御嶽にしばしばゆくようになったのは、二十歳すぎてのことである。もうケーブルができていた。そして、これを利用して、大岳へゆき、馬頭刈尾根へゆき、日の出山にいって、それらの眺望のよい頂き、尾根道の中心に御嶽神社をおいて見ると、多摩川の谷の奥の山村をまもるものとして、どうしても必要なように思えて来た。
御嶽神社は木曾御嶽と同じように、六、七世紀にさかのぼる開山伝説があり、鎌倉幕府創建の頃の畠山重忠が砦を築いたとも伝えられている。
秩父平氏の子孫であり、武蔵武士として、もっとも勢力のあった畠山氏にとって、御嶽は所領の地であった。武蔵、相模の野を越え、はるかなる鎌倉を望むのに一番ふさわしい地でもある。
御嶽神社に|甲冑《かつちゆう》や|太刀《たち》を奉納し、その武運の長久をねがったのが、のちに|讒《ざん》せられて相模の二俣川で、北条義時のために討たれてしまった。

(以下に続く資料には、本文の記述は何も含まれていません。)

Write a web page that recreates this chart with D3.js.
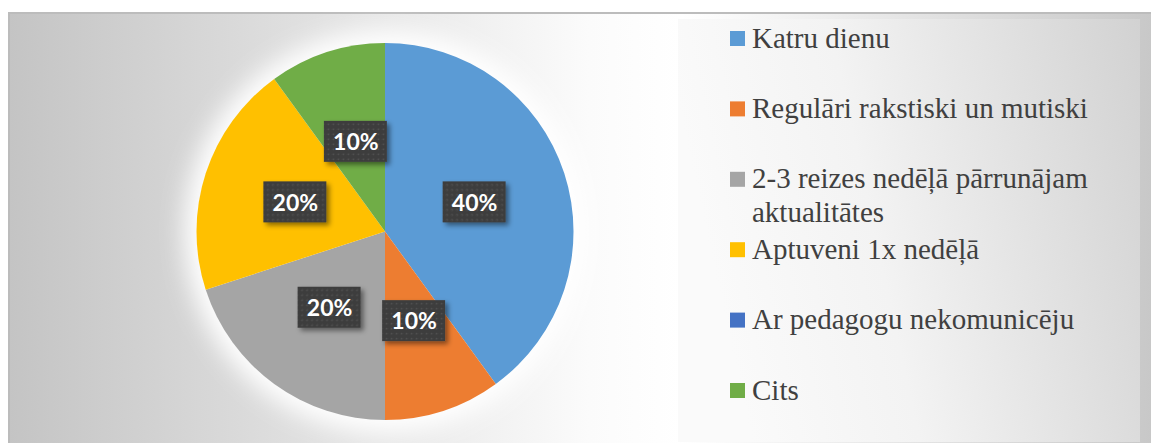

木曾義仲は、緒戦のとき、|倶利伽羅《くりから》峠で、平家の大軍を降して木曾の御嶽のおかげと感謝したと言うけれど、明日の生命を知り難い武将たちが、溺れるもの藁をもつかむような心境で、山がそこにあるからというだけで、山にその運命の鍵をゆだね、その甲斐もなく、次々に悲運の最期を遂げたことを思うと哀れだ。
戦後も御嶽にはしばしば登った。太みそかから新年にかけて、その東の突端にある日の出山の頂きにいて、武蔵野の地平の果てに浮び上ってくる太陽を待っていると、古代の民の自然への畏怖の気持ちが何となくわかるような気がした。
御嶽にゆく度にエイザンスミレの多いのにおどろくのだけれど、大岳からの帰途、奥の院への道を辿ったいつかの秋は、ウケラやカワラナデシコやヤマユリの花がらがいっぱいあり、ススキの根元にナンバンギセルを見つけてここにも古代が残っていると思った。
道のべの尾花が下の思ひ草
今更さらに何か思はむ
『万葉集』の巻十にオモイグサとされている花である。この花は私の子供の頃、生まれ育った板橋の、赤羽線沿いの原っぱによく咲いていた。
御嶽が、高尾山と同じように、東京に近く、頂きには人家もたくさんあるのに花々が多いのは、信仰の山として大事にされているからであろう。